Mid Wales - Llandrindod Wells, the Radnorshire Hills and the Elan Valley


Llandrindod Wells, a Lake, a Dragon, and the Elan Valley Walk - By Alan Garner

Whether you just fancy a leisurely stroll or a challenging hike Elan has something for everyone. There is open access over most of the 70 square mile Estate, and there are over 80 miles of designated rights of way. There are many walks and trails with a good mixture of lengths to cater for all, including nature trails and scenic walks.

The Elan Valley Trail is a favourite with its surfaced paths which follow the route of the old Elan Valley Railway. It is for use by walkers, horse riders and cyclists and suitable for pushchairs and wheelchairs.

Terrain on the hills of the Estate can be challenging, varying between tussocks of purple moor-grass to deep patches of sphagnum moss, plus there are frequent sheep tracks which are easily mistaken for upland paths. Some navigational skills are essential, and Ordnance Survey maps and compasses are necessary for some of the longer routes.

Our walk

Starts in the centre of Llandrindod Wells- make your way to Rock Park to start with – a Victorian designed feature which has used all the local features to enhance its beauty.

Originally set out in the 1860s to cater for the flourishing spa trade, the Rock Park today provides twelve acres of mature woodland with plenty to see and do. You can discover the Chalybeate Spring and sample the waters.

Many of the Victorian Spa buildings remain including the original Pump Room. The Park includes three international standard bowling greens. The Spa buildings house the Rock Park Complementary Health Centre and the Rock Park Cafe.
Look out for the spring mentioned above then follow the path left towards the lake, passing under the Heart of Wales rail line.

Reach the lake – a haven for birds, swans, ducks and waterfowl.

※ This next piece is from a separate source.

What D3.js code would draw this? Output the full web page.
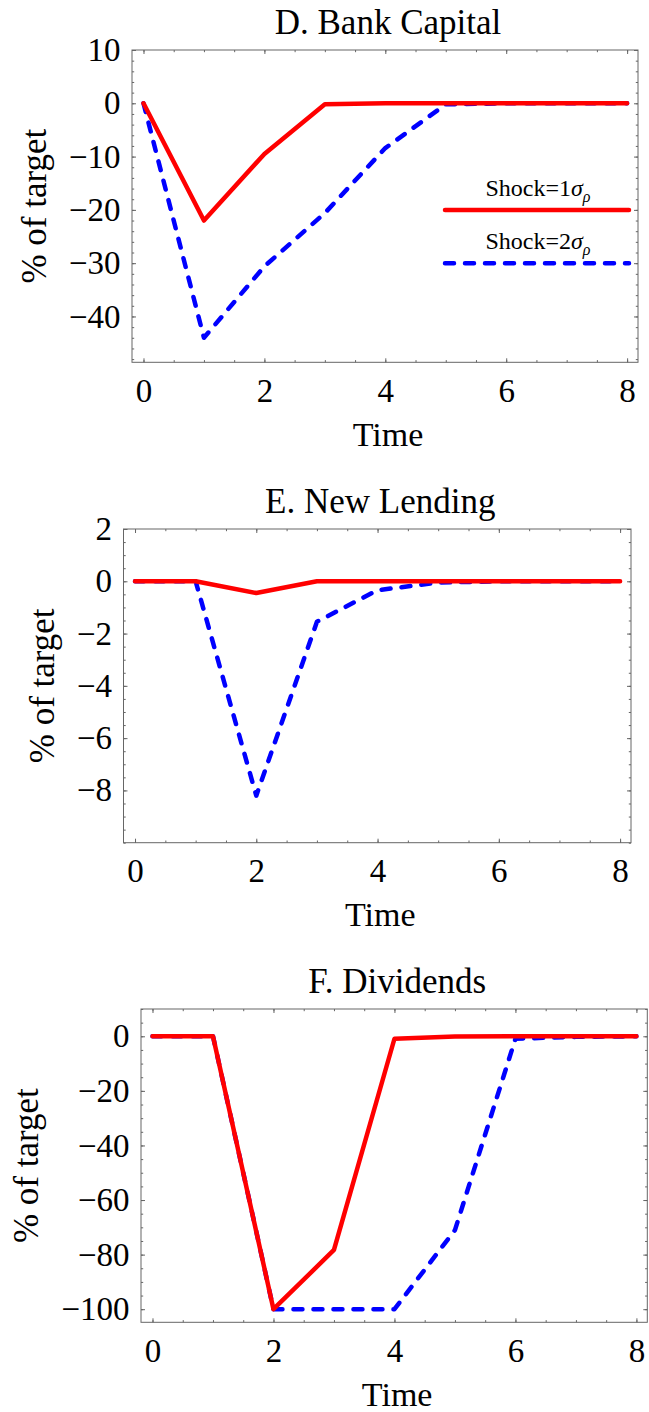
<!DOCTYPE html>
<meta charset="utf-8">
<style>
  body {
    margin: 0;
    background-color: white;
  }

  .frame {
    fill: none;
    stroke: #666;
    stroke-width: 1px;
  }

  .axis line {
    stroke: #666;
  }

  .axis text {
    fill: #000;
  }

  .serie {
    fill: none;
    stroke-width: 4.5px;
    stroke-linecap: round;
    stroke-linejoin: round;
  }

  .shock1 {
    stroke: #ff0000;
  }

  .shock2 {
    stroke: #0000ff;
    stroke-dasharray: 9, 11;
  }

  text {
    font-family: "Liberation Serif", "Times New Roman", serif;
  }
</style>
<svg width="649" height="1412"></svg>
<script src="https://d3js.org/d3.v7.min.js"></script>
<script>
  // periods after the shock
  var time = [0, 1, 2, 3, 4, 5, 6, 7, 8];

  // D. bank capital, % of target
  var capital1 = [0, -22, -9.5, -0.2, 0, 0, 0, 0, 0];
  var capital2 = [0, -44, -30.6, -20.6, -8.4, -0.2, 0, 0, 0];

  // E. new lending
  var lending1 = [0, 0, -0.45, 0, 0, 0, 0, 0, 0];
  var lending2 = [0, 0, -8.2, -1.55, -0.34, -0.05, 0, 0, 0];

  // F. dividends
  var dividends1 = [0, 0, -100, -78.3, -0.9, -0.1, 0, 0, 0];
  var dividends2 = [0, 0, -100, -100, -100, -71, -0.9, -0.2, 0];

  var timeTicks = [0, 2, 4, 6, 8];
  var capitalTicks = [10, 0, -10, -20, -30, -40];
  var lendingTicks = [2, 0, -2, -4, -6, -8];
  var dividendTicks = [0, -20, -40, -60, -80, -100];

  var titles = ["D. Bank Capital", "E. New Lending", "F. Dividends"];

  var panels = [
    { title: titles[0], s1: capital1, s2: capital2, ticks: capitalTicks, minor: 2,
      ydom: [-48.6, 10], left: 132, right: 638, top: 50, bottom: 362.3, labelX: 46, legend: true },
    { title: titles[1], s1: lending1, s2: lending2, ticks: lendingTicks, minor: 0.5,
      ydom: [-10, 2], left: 123.5, right: 631, top: 529, bottom: 842.7, labelX: 54 },
    { title: titles[2], s1: dividends1, s2: dividends2, ticks: dividendTicks, minor: 5,
      ydom: [-104.8, 10], left: 141, right: 647.3, top: 1009, bottom: 1322.3, labelX: 38 }
  ];

  var svg = d3.select("svg");
  var fmt = d3.format("d");

  panels.forEach(function(p) {
    var g = svg.append("g");

    var x = d3.scaleLinear().domain([-0.19, 8.18]).range([p.left, p.right]);
    var y = d3.scaleLinear().domain(p.ydom).range([p.bottom, p.top]);

    var xMinor = d3.range(0, 8.01, 0.5);
    var yMinor = d3.range(Math.ceil(p.ydom[0] / p.minor) * p.minor, p.ydom[1] + 1e-9, p.minor);

    // minor ticks on all four sides
    g.append("g").attr("class", "axis").attr("transform", "translate(0," + p.bottom + ")")
      .call(d3.axisBottom(x).tickValues(xMinor).tickSize(-2.2).tickFormat(""));
    g.append("g").attr("class", "axis").attr("transform", "translate(0," + p.top + ")")
      .call(d3.axisTop(x).tickValues(xMinor).tickSize(-2.2).tickFormat(""));
    g.append("g").attr("class", "axis").attr("transform", "translate(" + p.left + ",0)")
      .call(d3.axisLeft(y).tickValues(yMinor).tickSize(-2.2).tickFormat(""));
    g.append("g").attr("class", "axis").attr("transform", "translate(" + p.right + ",0)")
      .call(d3.axisRight(y).tickValues(yMinor).tickSize(-2.2).tickFormat(""));

    // major ticks with labels
    g.append("g").attr("class", "axis").attr("transform", "translate(0," + p.bottom + ")")
      .call(d3.axisBottom(x).tickValues(timeTicks).tickSize(-4).tickPadding(16).tickFormat(fmt))
      .attr("font-family", null).attr("font-size", 33);
    g.append("g").attr("class", "axis").attr("transform", "translate(0," + p.top + ")")
      .call(d3.axisTop(x).tickValues(timeTicks).tickSize(-4).tickFormat(""));
    g.append("g").attr("class", "axis").attr("transform", "translate(" + p.left + ",0)")
      .call(d3.axisLeft(y).tickValues(p.ticks).tickSize(-4).tickPadding(11.5).tickFormat(fmt))
      .attr("font-family", null).attr("font-size", 33);
    g.append("g").attr("class", "axis").attr("transform", "translate(" + p.right + ",0)")
      .call(d3.axisRight(y).tickValues(p.ticks).tickSize(-4).tickFormat(""));

    g.selectAll(".domain").remove();

    g.append("rect")
      .attr("class", "frame")
      .attr("x", p.left)
      .attr("y", p.top)
      .attr("width", p.right - p.left)
      .attr("height", p.bottom - p.top);

    var line = d3.line()
      .x(function(d, i) { return x(time[i]); })
      .y(function(d) { return y(d); });

    // blue first so the red line sits on top
    g.append("path").datum(p.s2).attr("class", "serie shock2").attr("d", line);
    g.append("path").datum(p.s1).attr("class", "serie shock1").attr("d", line);

    var cx = (p.left + p.right) / 2 + 3;

    g.append("text")
      .attr("x", cx)
      .attr("y", p.top - 16)
      .attr("text-anchor", "middle")
      .attr("font-size", 35)
      .text(p.title);

    g.append("text")
      .attr("x", cx)
      .attr("y", p.bottom + 83.5)
      .attr("text-anchor", "middle")
      .attr("font-size", 34)
      .text("Time");

    g.append("text")
      .attr("transform", "translate(" + p.labelX + "," + (p.top + p.bottom) / 2 + ") rotate(-90)")
      .attr("text-anchor", "middle")
      .attr("font-size", 35)
      .text("% of target");

    if (p.legend) {
      var leg = g.append("g");
      var items = [
        { n: "1", cls: "shock1", v: -20 },
        { n: "2", cls: "shock2", v: -30 }
      ];
      items.forEach(function(it) {
        leg.append("line")
          .attr("class", "serie " + it.cls)
          .attr("x1", 445).attr("x2", 629)
          .attr("y1", y(it.v)).attr("y2", y(it.v));
        var t = leg.append("text")
          .attr("x", 538)
          .attr("y", y(it.v) - 14)
          .attr("text-anchor", "middle")
          .attr("font-size", 24);
        t.append("tspan").text("Shock=" + it.n);
        t.append("tspan").attr("font-style", "italic").text("σ");
        t.append("tspan").attr("font-style", "italic").attr("font-size", 16).attr("dy", 6).text("ρ");
      });
    }
  });
</script>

The 13-acre lake, an unexpected feature of the town with a magnificent dragon statue at its centre, is a perfect place for a stroll or cycle ride. Visitors enjoy the views of the lake and surrounding area and the nearby picnic area is popular in the summer and there is a Lakeside Café and Bistro that provides light refreshments and full meal services.

Llandrindod Lake was originally built as a boating lake towards the end of the last century when Llandrindod Wells was a prime Victorian tourist destination with thousands of visitors arriving each year to take advantage of the famous spa waters. The original boathouse can still be seen to the left of the lake, now converted into a private residence.

The lake is also popular with fishermen and has recently been drained, cleaned out, and new fish stocks introduced. There is an abundance of wildlife including ducks, geese and swans. The island in the middle of the lake provides an undisturbed habitat for birds, insects and other wildlife.

Walk round the lake on its west side passing the café- excellent food and drink here- and make your way round the far side and up the hill with the old Llandrindod Parish church coming into view.

Pass through the graveyard on a marked path – and take a right to reach a stile and immediately turn left onto a broad track. Follow this for half a mile then see a footpath going left – slightly uphill to a stile- you pass over old lead mine workings – now just like giant mole hills. - and make for the field boundary in the corner to your left. A difficult stile- proceed slightly downhill – can have much bracken after June- but look for a fingerpost – low down – on your left- don’t go to the bottom of the slope – the post is halfway down.

Here you turn left. Now carry on through the bracken and low trees, see a stile in a wall and over it.
You reach a lane- take a left onto it, and with super views – walk for a mile and a half along this quiet lane., passing Tygwyn.

When the lane meets a road, turn left for about 1000 yards, until you meet another road, turn right here.
follow this road sharply down hill- and reach Lower Llanoly – a small settlement of three houses. When the road turns right and uphill, see a footpath on the left. Take this and wander slightly downhill, through grassy meadows and eventually a small wood. Reach another road. Left then right over the footbridge – called Shaky Bridge. In front of you is the ancient church of St Michaels – worth a diversion and a good picnic spot.

Reverse back to Shaky Bridge, and bear right on the road for 200 yards, then take the bridle path left – about 600 yards and meet the road- the one you passed down to get to Lower Llanoly.

This time take a right- uphill until you see the footpath sign on the right.

This leads to a trig point, past it and head into the right-hand corner of the field- another path from the right joins it.

Take a left onto this path- there are many paths now leading to Llandrindod, we suggest you take the left one through the woods and finish by the lake. From here – either go through the Powys County Council grounds or take the lakeside path back into the town.

6 miles Good paths 140 metres of ascent/descent.